» Data section
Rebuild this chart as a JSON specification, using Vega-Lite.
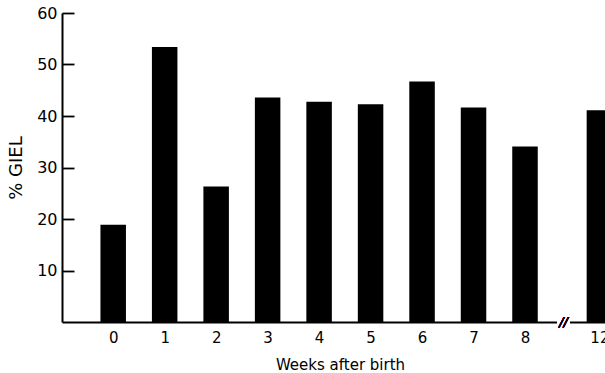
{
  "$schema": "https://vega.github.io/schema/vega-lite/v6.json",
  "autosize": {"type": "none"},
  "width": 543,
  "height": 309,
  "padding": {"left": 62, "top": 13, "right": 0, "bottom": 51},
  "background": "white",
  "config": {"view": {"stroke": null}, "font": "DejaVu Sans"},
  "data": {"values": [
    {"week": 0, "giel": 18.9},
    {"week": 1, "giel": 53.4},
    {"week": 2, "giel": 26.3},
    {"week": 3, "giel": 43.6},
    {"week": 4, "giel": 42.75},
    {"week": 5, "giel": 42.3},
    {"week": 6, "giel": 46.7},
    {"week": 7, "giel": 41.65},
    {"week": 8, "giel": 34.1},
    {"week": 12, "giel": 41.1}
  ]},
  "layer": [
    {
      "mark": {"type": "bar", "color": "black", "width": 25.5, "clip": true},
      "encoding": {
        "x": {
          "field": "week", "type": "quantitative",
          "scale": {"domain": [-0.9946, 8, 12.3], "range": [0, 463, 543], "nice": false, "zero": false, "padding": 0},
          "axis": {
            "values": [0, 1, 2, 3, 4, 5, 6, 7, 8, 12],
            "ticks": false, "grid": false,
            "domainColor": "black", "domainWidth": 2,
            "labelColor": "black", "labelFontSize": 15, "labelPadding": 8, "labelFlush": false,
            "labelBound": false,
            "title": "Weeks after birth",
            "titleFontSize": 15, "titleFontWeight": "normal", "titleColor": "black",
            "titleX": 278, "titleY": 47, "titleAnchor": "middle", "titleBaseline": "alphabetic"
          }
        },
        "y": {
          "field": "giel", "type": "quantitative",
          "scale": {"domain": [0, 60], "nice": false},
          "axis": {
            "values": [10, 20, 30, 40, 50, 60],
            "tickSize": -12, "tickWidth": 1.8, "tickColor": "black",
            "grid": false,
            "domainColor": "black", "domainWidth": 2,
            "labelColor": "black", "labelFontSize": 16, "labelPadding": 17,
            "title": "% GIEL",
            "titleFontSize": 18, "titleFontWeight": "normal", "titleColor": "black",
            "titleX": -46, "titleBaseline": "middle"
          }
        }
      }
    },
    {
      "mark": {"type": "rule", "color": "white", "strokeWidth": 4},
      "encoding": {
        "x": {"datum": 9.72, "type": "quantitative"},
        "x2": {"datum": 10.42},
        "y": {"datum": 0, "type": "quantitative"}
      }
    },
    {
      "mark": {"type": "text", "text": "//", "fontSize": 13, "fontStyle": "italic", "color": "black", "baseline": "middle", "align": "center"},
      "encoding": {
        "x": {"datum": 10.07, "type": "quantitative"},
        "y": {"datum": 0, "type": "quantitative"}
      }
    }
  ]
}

» What is needed
All of the data needs repeating exactly, but the pictures do not.

» Reply to the task
Rebuild this chart as a JSON specification, using Vega-Lite.
{
  "$schema": "https://vega.github.io/schema/vega-lite/v6.json",
  "autosize": {"type": "none"},
  "width": 543,
  "height": 309,
  "padding": {"left": 62, "top": 13, "right": 0, "bottom": 51},
  "background": "white",
  "config": {"view": {"stroke": null}, "font": "DejaVu Sans"},
  "data": {"values": [
    {"week": 0, "giel": 18.9},
    {"week": 1, "giel": 53.4},
    {"week": 2, "giel": 26.3},
    {"week": 3, "giel": 43.6},
    {"week": 4, "giel": 42.75},
    {"week": 5, "giel": 42.3},
    {"week": 6, "giel": 46.7},
    {"week": 7, "giel": 41.65},
    {"week": 8, "giel": 34.1},
    {"week": 12, "giel": 41.1}
  ]},
  "layer": [
    {
      "mark": {"type": "bar", "color": "black", "width": 25.5, "clip": true},
      "encoding": {
        "x": {
          "field": "week", "type": "quantitative",
          "scale": {"domain": [-0.9946, 8, 12.3], "range": [0, 463, 543], "nice": false, "zero": false, "padding": 0},
          "axis": {
            "values": [0, 1, 2, 3, 4, 5, 6, 7, 8, 12],
            "ticks": false, "grid": false,
            "domainColor": "black", "domainWidth": 2,
            "labelColor": "black", "labelFontSize": 15, "labelPadding": 8, "labelFlush": false,
            "labelBound": false,
            "title": "Weeks after birth",
            "titleFontSize": 15, "titleFontWeight": "normal", "titleColor": "black",
            "titleX": 278, "titleY": 47, "titleAnchor": "middle", "titleBaseline": "alphabetic"
          }
        },
        "y": {
          "field": "giel", "type": "quantitative",
          "scale": {"domain": [0, 60], "nice": false},
          "axis": {
            "values": [10, 20, 30, 40, 50, 60],
            "tickSize": -12, "tickWidth": 1.8, "tickColor": "black",
            "grid": false,
            "domainColor": "black", "domainWidth": 2,
            "labelColor": "black", "labelFontSize": 16, "labelPadding": 17,
            "title": "% GIEL",
            "titleFontSize": 18, "titleFontWeight": "normal", "titleColor": "black",
            "titleX": -46, "titleBaseline": "middle"
          }
        }
      }
    },
    {
      "mark": {"type": "rule", "color": "white", "strokeWidth": 4},
      "encoding": {
        "x": {"datum": 9.72, "type": "quantitative"},
        "x2": {"datum": 10.42},
        "y": {"datum": 0, "type": "quantitative"}
      }
    },
    {
      "mark": {"type": "text", "text": "//", "fontSize": 13, "fontStyle": "italic", "color": "black", "baseline": "middle", "align": "center"},
      "encoding": {
        "x": {"datum": 10.07, "type": "quantitative"},
        "y": {"datum": 0, "type": "quantitative"}
      }
    }
  ]
}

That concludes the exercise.